• _What is asked_
Identify each line in the records below that contains the word "chart", and copy it.

-------- Data shown

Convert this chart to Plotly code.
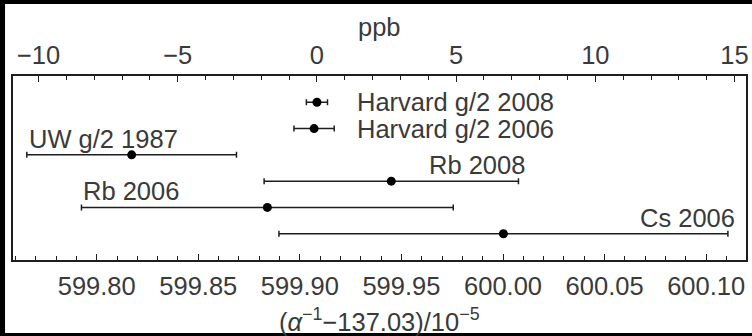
import plotly.graph_objects as go

# ---- data ----
labels = ["Harvard g/2 2008", "Harvard g/2 2006", "UW g/2 1987", "Rb 2008", "Rb 2006", "Cs 2006"]
values = [599.9084, 599.9070, 599.8172, 599.9450, 599.8840, 600.0002]   # (alpha^-1 - 137.03)/1e-5
errors = [0.0052, 0.0099, 0.0516, 0.0626, 0.0915, 0.1105]
rows = [6, 5, 4, 3, 2, 1]
bottom_ticks = [599.80, 599.85, 599.90, 599.95, 600.00, 600.05, 600.10]
ppb_ticks = [-10, -5, 0, 5, 10, 15]
alpha_inv_ref = 137.035999084   # Harvard g/2 2008 value, ppb zero
x_ref = (alpha_inv_ref - 137.03) / 1e-5
x_range = [599.7588, 600.1196]
top_title = "ppb"
bottom_title = "(<i>α</i><sup>−1</sup>−137.03)/10<sup>−5</sup>"

# label placement style
label_place = ["harvard", "harvard", "left", "right", "left", "right"]


def to_ppb(x):
    return (x - x_ref) * 1e-5 / alpha_inv_ref * 1e9


FONT = "Liberation Sans, Arial, sans-serif"
TXT = "#3a3a3a"
LINE = "#1e1e1e"
FS = 25.5

fig = go.Figure()
fig.add_trace(go.Scatter(
    x=values, y=rows, mode="markers",
    marker=dict(size=9, color="black"),
    error_x=dict(type="data", array=errors, visible=True, color=LINE, thickness=1.5, width=3),
    showlegend=False, hoverinfo="skip",
))
fig.add_trace(go.Scatter(
    x=[to_ppb(v) for v in values], y=rows, mode="markers",
    marker=dict(size=1, opacity=0), xaxis="x2",
    showlegend=False, hoverinfo="skip",
))

W, H = 752, 336
ml, mr, mt, mb = 13, 3, 76, 76
pw, ph = W - ml - mr, H - mt - mb


def px_x(px):
    return (px - ml) / pw


def px_y(py):
    return (H - mb - py) / ph


ann = []
for lab, v, e, r, p in zip(labels, values, errors, rows, label_place):
    if p == "harvard":
        ann.append(dict(x=values[1] + errors[1], y=r, text=lab, xanchor="left", yanchor="middle",
                        xshift=21, showarrow=False))
    elif p == "left":
        ann.append(dict(x=v - e, y=r, text=lab, xanchor="left", yanchor="middle",
                        xshift=0, yshift=16, showarrow=False))
    else:
        ann.append(dict(x=v + e, y=r, text=lab, xanchor="right", yanchor="middle",
                        xshift=9, yshift=16, showarrow=False))
for a in ann:
    a["font"] = dict(family=FONT, size=FS, color=TXT)

ann.append(dict(xref="paper", yref="paper", x=0.5, y=px_y(27), text=top_title, showarrow=False,
                xanchor="center", yanchor="middle", font=dict(family=FONT, size=FS, color=TXT)))
ann.append(dict(xref="paper", yref="paper", x=0.5, y=px_y(320), text=bottom_title, showarrow=False,
                xanchor="center", yanchor="middle", font=dict(family=FONT, size=FS, color=TXT)))

shapes = [
    dict(type="rect", xref="paper", yref="paper", x0=px_x(-5), x1=px_x(5), y0=px_y(H + 5), y1=px_y(-5),
         fillcolor="black", line_width=0, layer="above"),
    dict(type="rect", xref="paper", yref="paper", x0=px_x(-5), x1=px_x(W + 5), y0=px_y(4), y1=px_y(-5),
         fillcolor="black", line_width=0, layer="above"),
    dict(type="rect", xref="paper", yref="paper", x0=px_x(-5), x1=px_x(W + 5), y0=px_y(H + 5), y1=px_y(333),
         fillcolor="black", line_width=0, layer="above"),
]

axis_common = dict(
    showgrid=False, zeroline=False, showline=True, linecolor=LINE, linewidth=1.5,
    ticks="inside", ticklen=6, tickwidth=1.2, tickcolor=LINE,
    tickfont=dict(family=FONT, size=FS, color=TXT),
)

fig.update_layout(
    width=W, height=H, autosize=False,
    margin=dict(l=ml, r=mr, t=mt, b=mb, pad=0),
    paper_bgcolor="white", plot_bgcolor="white",
    xaxis=dict(
        **axis_common,
        range=x_range, tickvals=bottom_ticks, tickformat=".2f",
        ticklabelstandoff=3,
        minor=dict(dtick=0.01, ticks="inside", ticklen=4, tickcolor=LINE, tickwidth=1.2),
    ),
    xaxis2=dict(
        **axis_common,
        overlaying="x", side="top",
        range=[to_ppb(x_range[0]), to_ppb(x_range[1])], tickvals=ppb_ticks,
        minor=dict(dtick=1, ticks="inside", ticklen=4, tickcolor=LINE, tickwidth=1.2),
    ),
    yaxis=dict(range=[0, 7], showgrid=False, zeroline=False, showline=True, mirror=True,
               linecolor=LINE, linewidth=1.5, showticklabels=False, ticks=""),
    annotations=ann,
    shapes=shapes,
)

fig.write_html("out.html", config={"displayModeBar": False},
               post_script="document.body.style.margin='0px';")
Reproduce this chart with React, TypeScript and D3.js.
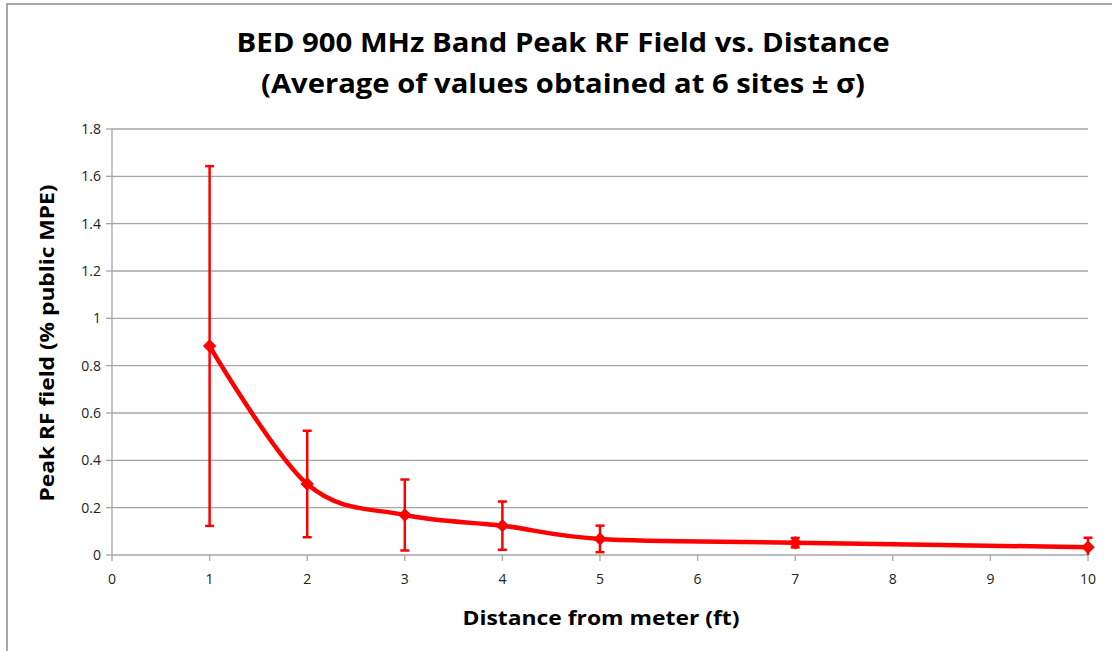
import React from "react";
import * as d3 from "d3";

const distances = [1, 2, 3, 4, 5, 7, 10];
const peakField = [0.883, 0.30, 0.169, 0.124, 0.068, 0.052, 0.033];
const sigma = [0.76, 0.225, 0.15, 0.102, 0.056, 0.02, 0.04];
const xTicks = [0, 1, 2, 3, 4, 5, 6, 7, 8, 9, 10];
const yTicks = [0, 0.2, 0.4, 0.6, 0.8, 1, 1.2, 1.4, 1.6, 1.8];
const titleLines = [
  "BED 900 MHz Band Peak RF Field vs. Distance",
  "(Average of values obtained at 6 sites ± σ)",
];
const xTitle = "Distance from meter (ft)";
const yTitle = "Peak RF field (% public MPE)";

const W = 1112;
const H = 651;
const left = 112;
const right = 1088;
const top = 129;
const bottom = 555;
const FONT = "'Open Sans', 'DejaVu Sans', sans-serif";
const GRID = "#a6a6a6";
const RED = "#ff0000";

export default function App() {
  const x = d3.scaleLinear().domain([0, 10]).range([left, right]);
  const y = d3.scaleLinear().domain([0, 1.8]).range([bottom, top]);
  const pts: [number, number][] = distances.map((d, i) => [x(d), y(peakField[i])]);
  const line = d3.line().curve(d3.curveCatmullRom.alpha(0))(pts) || "";
  const marker = d3.symbol().type(d3.symbolSquare).size(72)() || "";

  return (
    <div style={{ position: "absolute", left: 0, top: 0 }}>
      <svg width={W} height={H} style={{ display: "block", background: "#fff" }}>
        <defs>
          <clipPath id="plot">
            <rect x={left - 10} y={top - 10} width={right - left + 20} height={bottom - top + 10} />
          </clipPath>
        </defs>
        {/* outer frame */}
        <rect x={7} y={4} width={W + 20} height={H + 20} fill="none" stroke="#8c8c8c" strokeWidth={1.5} />
        {/* title */}
        {titleLines.map((t, i) => (
          <text
            key={i}
            x={563}
            y={52 + i * 41}
            textAnchor="middle"
            fontFamily={FONT}
            fontWeight="bold"
            fontSize={27}
            textLength={i === 0 ? 653 : 604}
            lengthAdjust="spacingAndGlyphs"
            fill="#000"
          >
            {t}
          </text>
        ))}
        {/* gridlines */}
        {yTicks.filter((t) => t > 0).map((t) => (
          <line key={t} x1={left} x2={right} y1={y(t)} y2={y(t)} stroke={GRID} strokeWidth={1.3} />
        ))}
        {/* axes */}
        <line x1={left} x2={left} y1={top} y2={bottom} stroke={GRID} strokeWidth={1.3} />
        <line x1={left} x2={right} y1={bottom} y2={bottom} stroke={GRID} strokeWidth={1.3} />
        {yTicks.map((t) => (
          <g key={t}>
            <line x1={left - 6} x2={left} y1={y(t)} y2={y(t)} stroke={GRID} strokeWidth={1.3} />
            <text x={left - 11} y={y(t) + 5} textAnchor="end" fontFamily={FONT} fontSize={14} fill="#222">
              {String(t)}
            </text>
          </g>
        ))}
        {xTicks.map((t) => (
          <g key={t}>
            <line x1={x(t)} x2={x(t)} y1={bottom} y2={bottom + 6} stroke={GRID} strokeWidth={1.3} />
            <text x={x(t)} y={bottom + 29} textAnchor="middle" fontFamily={FONT} fontSize={14} fill="#222">
              {String(t)}
            </text>
          </g>
        ))}
        {/* axis titles */}
        <text
          x={(left + right) / 2 + 1}
          y={625}
          textAnchor="middle"
          fontFamily={FONT}
          fontWeight="bold"
          fontSize={20}
          textLength={277}
          lengthAdjust="spacingAndGlyphs"
          fill="#000"
        >
          {xTitle}
        </text>
        <text
          transform={`translate(54, 343) rotate(-90)`}
          textAnchor="middle"
          fontFamily={FONT}
          fontWeight="bold"
          fontSize={20}
          textLength={317}
          lengthAdjust="spacingAndGlyphs"
          fill="#000"
        >
          {yTitle}
        </text>
        {/* series */}
        <g clipPath="url(#plot)">
          <path d={line} fill="none" stroke={RED} strokeWidth={4.5} strokeLinejoin="round" strokeLinecap="round" />
          {distances.map((d, i) => {
            const cx = x(d);
            const y1 = y(peakField[i] + sigma[i]);
            const y0 = y(Math.max(peakField[i] - sigma[i], -0.05));
            return (
              <g key={d} stroke={RED} strokeWidth={2.5}>
                <line x1={cx} x2={cx} y1={y1} y2={y0} />
                <line x1={cx - 4.5} x2={cx + 4.5} y1={y1} y2={y1} />
                <line x1={cx - 4.5} x2={cx + 4.5} y1={y0} y2={y0} />
              </g>
            );
          })}
          {pts.map(([px, py], i) => (
            <path key={i} d={marker} transform={`translate(${px},${py}) rotate(45)`} fill={RED} stroke={RED} strokeWidth={1} />
          ))}
        </g>
      </svg>
    </div>
  );
}
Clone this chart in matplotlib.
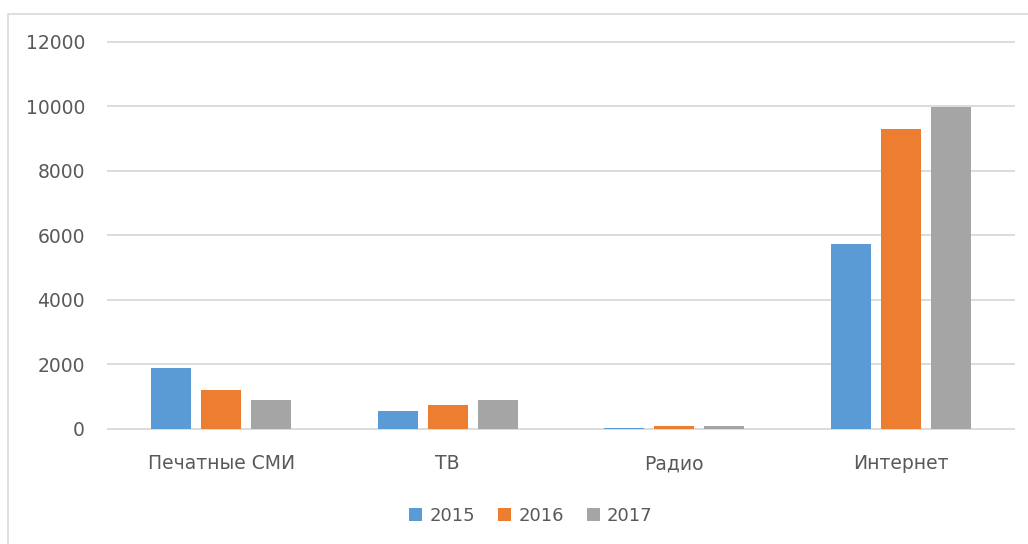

----------------

• _Reply_
Convert this chart to Plotly code.
Reproduce this chart with React, TypeScript and D3.js.
Clone this chart in matplotlib.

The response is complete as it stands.